Public schools in battle to stop voucher bill
The bill proposed “Education Savings Accounts” which parents could use to pay qualified education expenses.
The pressure put forth by Pennsylvania public schools may not have eliminated a voucher proposal that threatens school funding, but they have won a temporary reprieve.
A vote scheduled last Tuesday to move Senate Bill 2 out of the Education Committee was postponed until May. The bill has increasingly come under fire from the Pennsylvania School Boards Association — opposition that has been supported in the form of a resolution adopted by dozens of school boards in Berks, Chester, Delaware and Montgomery counties.
The bill, proposed last summer by Harrisburg-area state Sen. John DiSanto, R-15th Dist., proposed “Education Savings Accounts,” which parents could use to pay education expenses.
Parents whose children attend what the bill characterizes as “low-performing schools” could access those accounts to pay for “qualified” education expenses. The money would be the equivalent of the average Pennsylvania subsidy per student — between $5,000 and $6,000 — and that amount would be deducted from the state subsidy provided to the district for that student.
The bill has been criticized not only for the money it takes from public school subsidies, but also because it could be used to pay tuition to private schools, parochial schools or even for extra tutoring, or college, without consideration of family income.
The PSBA resolution stated, in part, “not only would school districts’ state aid be sent to unaccountable private schools, but such money could also be diverted to higher education, tutoring services and other ‘qualified education expenses,’ not even ensuring students receive full-time educational instruction.”
ESAs could be used to benefit students “never having attended the target school” and could be provided to “benefit families regardless of income or need, including students already enrolled in private schools.”
The private and parochial schools benefiting from the measure are not held to the “strict accountability standards that measure student achievement and academic progress” to which public schools are held, the resolution noted.
“Senate Bill 2 has been estimated to siphon more than $500 million dollars from the most under-resourced schools that desperately need the funding,” PSBA wrote in a press release in March.

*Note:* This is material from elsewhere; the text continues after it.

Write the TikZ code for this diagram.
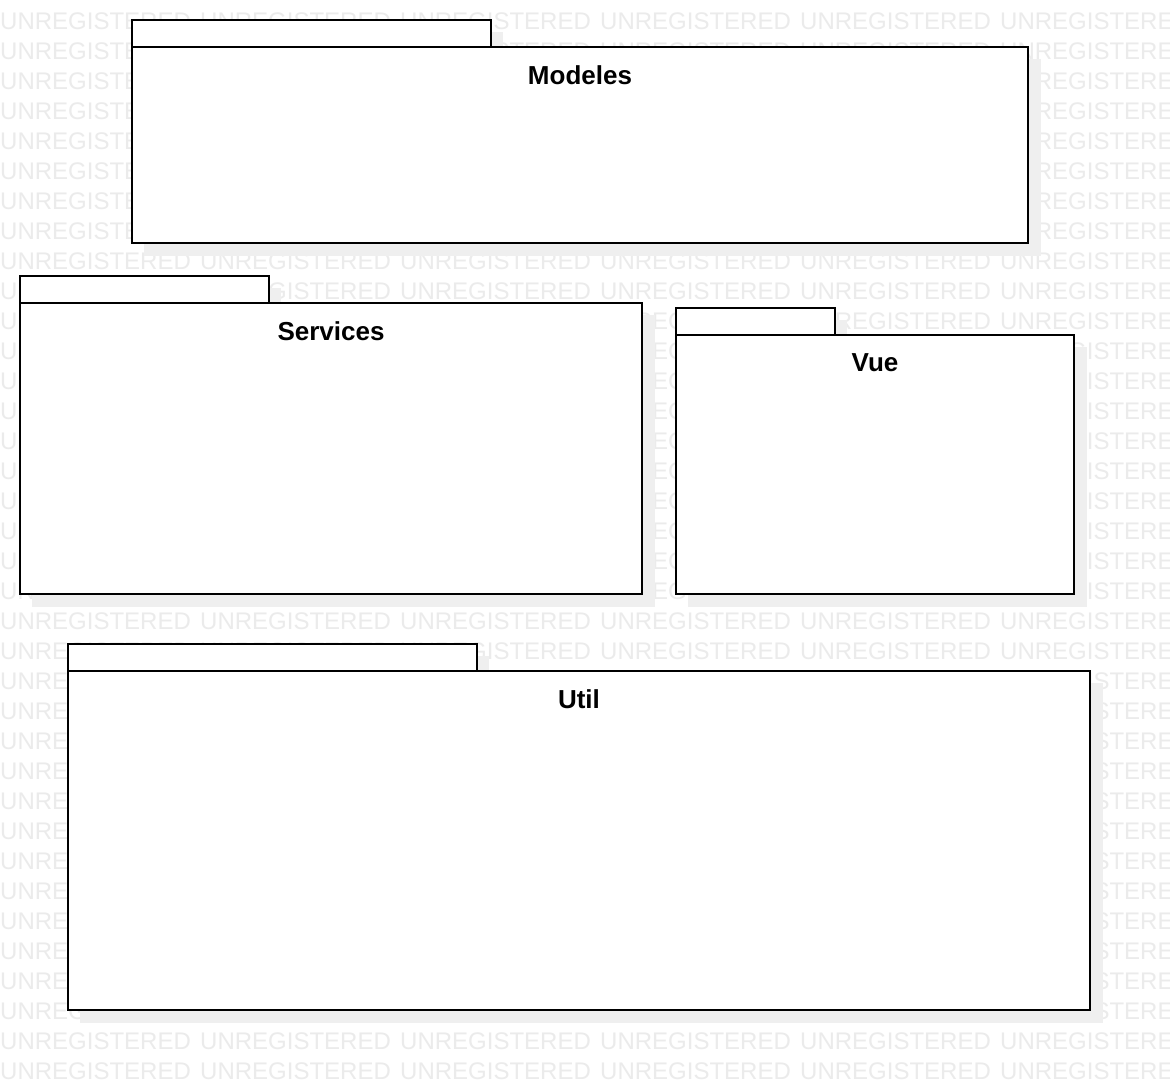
\documentclass[tikz,border=0pt]{standalone}
\usepackage{fontspec}
\setmainfont{Liberation Sans}
\usepackage{tikz}
\usetikzlibrary{positioning}
\definecolor{wmark}{HTML}{EBEBEB}
\definecolor{shade}{HTML}{EFEFEF}
\tikzset{
  pkgshape/.style={draw=black,fill=white,line width=1.8pt},
  pkgshadow/.style={fill=shade},
  pkglabel/.style={font=\bfseries\fontsize{26}{26}\selectfont,anchor=center,inner sep=0pt},
  wmarktext/.style={text=wmark,font=\fontsize{24}{24}\selectfont,anchor=base west,inner sep=0pt}
}
% #1 name, #2 left x, #3 tab top y, #4 tab right x, #5 body right x, #6 body bottom y, #7 label
\newcommand{\umlpackage}[7]{%
  \fill[pkgshadow] (#2+12,#3+12) rectangle (#4+12,#3+39);
  \fill[pkgshadow] (#2+12,#3+39) rectangle (#5+13,#6+13);
  \draw[pkgshape] (#2,#3) rectangle (#4,#3+27);
  \draw[pkgshape] (#2,#3+27) rectangle (#5,#6);
  \node[pkglabel] (#1) at ({(#2+#5)/2},#3+55) {#7};
}

\begin{document}
\begin{tikzpicture}[x=1pt,y=-1pt]
\useasboundingbox[fill=white] (0,0) rectangle (1170,1090);
% watermark
\foreach \row in {0,...,35}
  \foreach \col in {0,...,5}
    \node[wmarktext] (wm-\row-\col) at (200*\col,29.5+30*\row) {UNREGISTERED};
% packages
\umlpackage{modeles}{132}{20}{491}{1028}{243}{Modeles}
\umlpackage{services}{20}{276}{269}{642}{594}{Services}
\umlpackage{vue}{676}{308}{835}{1074}{594}{Vue}
\umlpackage{util}{68}{644}{477}{1090}{1010}{Util}
\end{tikzpicture}
\end{document}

School boards which quickly came on board adopting the resolution included Pottstown, Methacton, Cheltenham and Upper Moreland in Montgomery County; Phoenixville, Tredyffrin/Easttown and Avon Grove in Chester County; Garnett Valley, Southeast Delco, Haverford and Upper Darby in Delaware County; and Exeter and Schuylkill Valley in Berks County. Many others adopted the PSBA language or wrote their own in recent weeks.
Several local superintendents were adamant about the danger SB2 creates for local schools.
Pottstown Schools Superintendent Stephen Rodriguez called the bill “a blatant attempt to defund public schools by shifting tax dollars to nonregulated private schools.”
Boyertown Area School District Acting Superintendent David Krem, who previously was Pottstown schools superintendent, said, “I take umbrage at the idea of urban schools failing their students; those kids have to work harder, with disadvantages they have . ... Urban schools are doing what they can do, considering that they are, excuse the expression, being raped and pillaged every day.”
While school vouchers in concept seem to have potential to improve public schools through a competitive environment, the reality is proposals like SB2 undermine education for Pennsylvania children.
Public schools suffer from a lack of state support, which in turn heightens the tax burden on property owners, many of whom are on fixed incomes. Siphoning off even more subsidy so that families who choose private schools can get their own subsidy is a plan that serves a minority of Pennsylvanians.
In turn, SB2 benefits the operators of private and charter schools and hurts public schools, which are the bedrock of local communities.
School boards throughout Pennsylvania made it loud and clear they don’t want the Senate to steal their lunch.
We join with those schools in urging state lawmakers to drop SB2 in favor of improving support of education for all children of the commonwealth.
The state Constitution demands as much.